Perverts. A whole lot of them. A whole lot of bird flipping, cyber soliciting, a whole slew of horny college boys asking you if you're a female and would you turn your camera on and raise your blouse so they can check your boobs out. Disturbingly, kids on cam, making me wonder where the hell their parents are considering the plethora of perverts I encountered there. Close ups of the male organ being worked to a frenzy, making me wish whoever those idiots were on the other end of cyberspace would pull a nerve and do themselves a major injury. I lasted all of 10 minutes.

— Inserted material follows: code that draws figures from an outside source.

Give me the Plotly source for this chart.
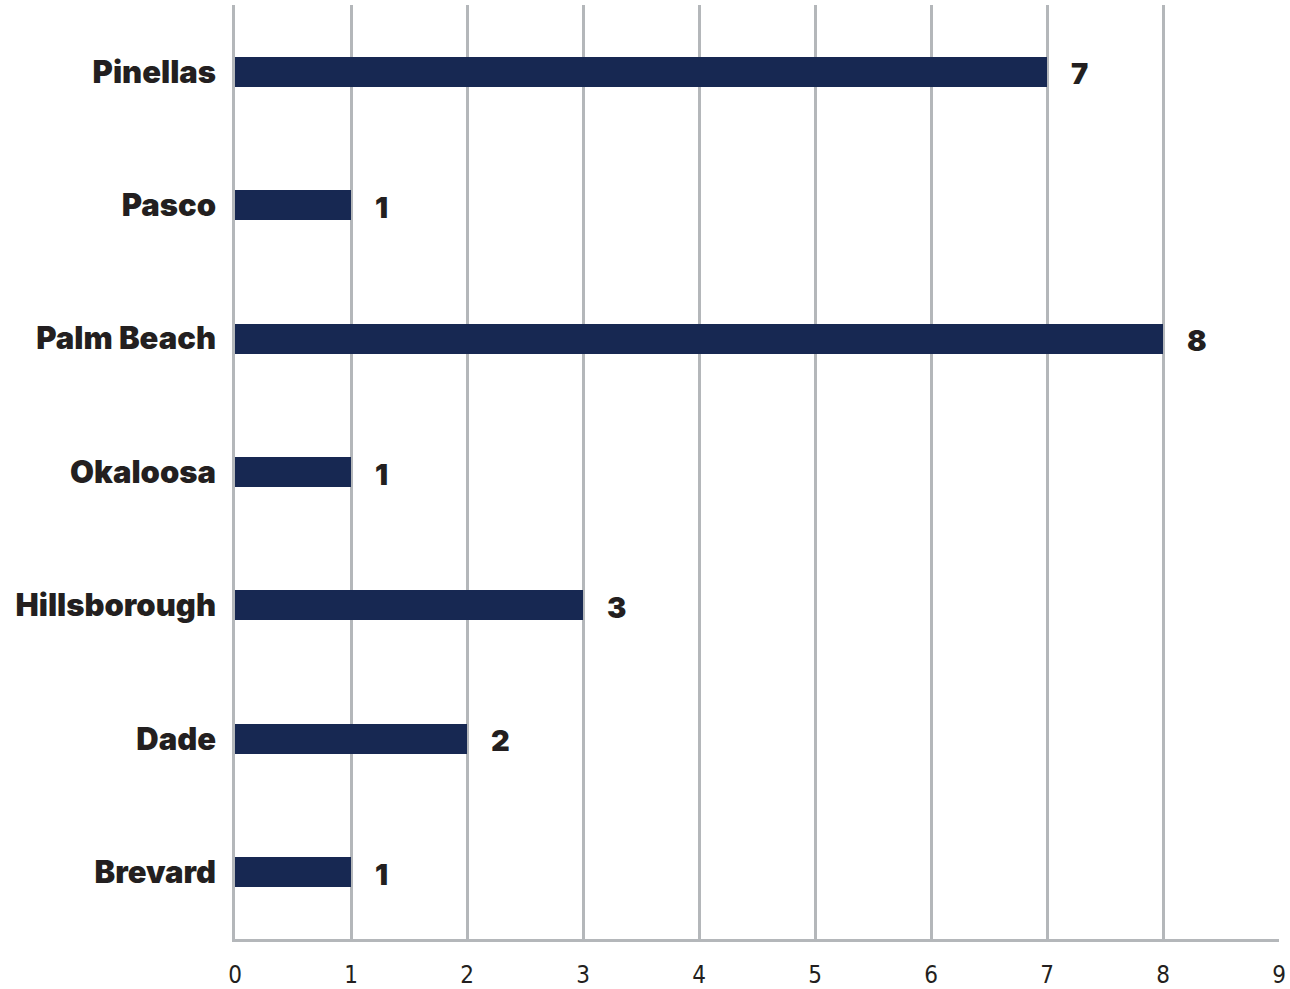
import plotly.graph_objects as go

counties = ["Brevard", "Dade", "Hillsborough", "Okaloosa", "Palm Beach", "Pasco", "Pinellas"]
counts = [1, 2, 3, 1, 8, 1, 7]
x_ticks = [0, 1, 2, 3, 4, 5, 6, 7, 8, 9]

bar_color = "#172852"
grid_color = "#b4b7ba"
label_font = "Inter, Lato, sans-serif"

fig = go.Figure()
fig.add_trace(go.Bar(
    x=counts, y=counties, orientation="h",
    marker=dict(color=bar_color, line=dict(width=0)),
    width=0.225, hoverinfo="skip",
))

for c, v in zip(counties, counts):
    fig.add_annotation(
        x=v, y=c, text=str(v), showarrow=False,
        xanchor="left", xshift=22, yshift=-2,
        font=dict(family=label_font, size=29, color="#231f20", weight=900),
    )

fig.update_layout(
    width=1290, height=989,
    margin=dict(l=235, r=11, t=5, b=50, autoexpand=False),
    paper_bgcolor="white", plot_bgcolor="white",
    showlegend=False,
    bargap=0,
)
fig.update_xaxes(
    range=[0, 9], tickvals=x_ticks, ticktext=[str(t) for t in x_ticks],
    showgrid=True, gridcolor=grid_color, gridwidth=2.5,
    showline=True, linecolor=grid_color, linewidth=2.5,
    ticks="", zeroline=False, automargin=False,
    tickfont=dict(family="DejaVu Sans Condensed, Liberation Sans Narrow, sans-serif", size=24, color="#231f20", weight=300),
    ticklabelstandoff=12,
)
fig.update_yaxes(
    categoryorder="array", categoryarray=counties,
    range=[-0.5, 6.5], automargin=False,
    showgrid=False, showline=True, linecolor=grid_color, linewidth=2.5,
    ticks="", ticklabelstandoff=10,
    tickfont=dict(family=label_font, size=31, color="#231f20", weight=900),
)

fig.write_html(
    "out.html",
    config={"displayModeBar": False},
    post_script="document.body.style.margin='0';document.body.style.overflow='hidden';",
)
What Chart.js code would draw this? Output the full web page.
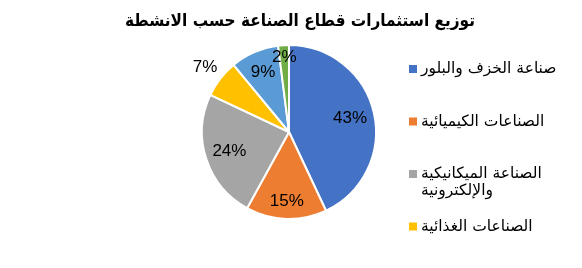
<!DOCTYPE html>
<html>
<head>
<meta charset="utf-8">
<script src="https://cdn.jsdelivr.net/npm/chart.js@4"></script>
<style>
  html, body { margin: 0; padding: 0; background: #fff; }
  #wrap { width: 582px; height: 268px; }
</style>
</head>
<body>
<div id="wrap"><canvas id="chart"></canvas></div>
<script>
// data
const titleText = 'توزيع استثمارات قطاع الصناعة حسب الانشطة';
const categories = [
  'صناعة الخزف والبلور',
  'الصناعات الكيميائية',
  'الصناعة الميكانيكية والإلكترونية',
  'الصناعات الغذائية',
  'صناعة النسيج والجلود',
  'صناعات أخرى'
];
const shares = [43, 15, 24, 7, 9, 2];
const colors = ['#4472C4', '#ED7D31', '#A5A5A5', '#FFC000', '#5B9BD5', '#70AD47'];

// how far out each percent label sits (fraction of radius)
const labelRadius = [0.72, 0.8, 0.72, 1.22, 0.75, 0.86];
const legendShown = 4;
const arabicFont = '"DejaVu Sans", sans-serif';

// split a label into lines no wider than maxW
function wrapText(ctx, text, maxW) {
  const words = text.split(' ');
  const lines = [];
  let line = '';
  words.forEach((w) => {
    const test = line ? line + ' ' + w : w;
    if (line && ctx.measureText(test).width > maxW) {
      lines.push(line);
      line = w;
    } else {
      line = test;
    }
  });
  if (line) lines.push(line);
  return lines;
}

const extras = {
  id: 'extras',
  afterDraw(chart) {
    const ctx = chart.ctx;
    const meta = chart.getDatasetMeta(0);

    // title, sits a bit right of the pie centre like the original
    ctx.save();
    ctx.font = 'bold 17px ' + arabicFont;
    ctx.fillStyle = '#000';
    ctx.textAlign = 'center';
    ctx.textBaseline = 'middle';
    ctx.fillText(titleText, 300, 22, 350);
    ctx.restore();

    // percent labels on the slices
    ctx.save();
    ctx.font = '17px "Liberation Sans", Arial, sans-serif';
    ctx.fillStyle = '#000';
    ctx.textAlign = 'center';
    ctx.textBaseline = 'middle';
    meta.data.forEach((arc, i) => {
      const p = arc.getProps(['x', 'y', 'startAngle', 'endAngle', 'outerRadius'], true);
      const mid = (p.startAngle + p.endAngle) / 2;
      const r = p.outerRadius * labelRadius[i];
      ctx.fillText(shares[i] + '%', p.x + Math.cos(mid) * r, p.y + Math.sin(mid) * r);
    });
    ctx.restore();

    // legend on the right, only what fits in the box
    ctx.save();
    ctx.font = '15.5px ' + arabicFont;
    ctx.direction = 'rtl';
    ctx.textAlign = 'left';
    ctx.textBaseline = 'middle';
    let y = 69;
    for (let i = 0; i < legendShown; i++) {
      ctx.fillStyle = colors[i];
      ctx.fillRect(409, y - 4, 8, 8);
      ctx.fillStyle = '#000';
      const lines = wrapText(ctx, categories[i], 145);
      lines.forEach((ln, k) => ctx.fillText(ln, 421, y + k * 17));
      y += 52.5;
    }
    ctx.restore();
  }
};

new Chart(document.getElementById('chart'), {
  type: 'pie',
  data: {
    labels: categories,
    datasets: [{
      data: shares,
      backgroundColor: colors,
      borderColor: '#fff',
      borderWidth: 2
    }]
  },
  options: {
    responsive: true,
    maintainAspectRatio: false,
    animation: false,
    layout: { padding: { left: 150, right: 154, top: 44, bottom: 48 } },
    plugins: {
      legend: { display: false },
      tooltip: { enabled: false },
      title: { display: false }
    }
  },
  plugins: [extras]
});
</script>
</body>
</html>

Omegle wasn't much better, although this one had no webcam involved, just random chatting with strangers whose age or gender remain unknown unless it was volunteered. A lot of kids on that site. A LOT of kids. A lot of perverts as well, and boy, did I have fun with THOSE. My foray into the Omegle world went thus:
You are now chatting with a random stranger. Start typing! Stranger: Hi Me: Hi Stranger: asl? Me: Female, somewhere in Asia. You? Stranger: Milano, male. Me: Oh, that's lovely, Italy's wonderful. Stranger: Can I ask you a question? Me: Shoot. Stranger: Would you like to see Italian c**k? Me: No thanks, I bet I've seen better salami. *Disconnect*
You are now chatting with a random stranger. Start typing! Stranger: Hey! Me: Hey! Stranger: I've got a big d***! Me: I bet mine's bigger than yours! Stranger: WTF??? *Disconnect*
You are now chatting with a random stranger. Start typing! Stranger: I'm a girl with big boobs and I want to talk dirty! Me: Honey, I'm gay. Bet they're implants, too. Stranger: *Disconnect*
But there were some connections that were actually worthwhile. The young Korean college student who wanted to be a policeman and needed someone to practice his English with, and was so profoundly grateful for the impromptu English lessons I gave him that it touched me. A 17 year old new mother who needed a break from breastfeeding, and was feeling depressed and disconnected from her friends. A 19 year old young man who was so impressed with the fact that I knew who Yngwie Malmsteen was that he dropped his guard and took me to his metal band's FB page, pronouncing me "major cool" for a 41 year old matron.
On the whole though, I have a beef with these sites, simply for the fact that they are SO unregulated it's only a matter of time before some pedophile pretending to be 17 catches a 14 year old unawares (and yes, some admit to being actually younger than 14--I'm just hoping they're all undercover cops patrolling the site, though that's too much to wish for), if it hasn't happened already.
So this is really me sounding the alarm to parents out there, and to those who have young, computer savvy relatives.
As if we needed any more reasons to be vigilant over the web.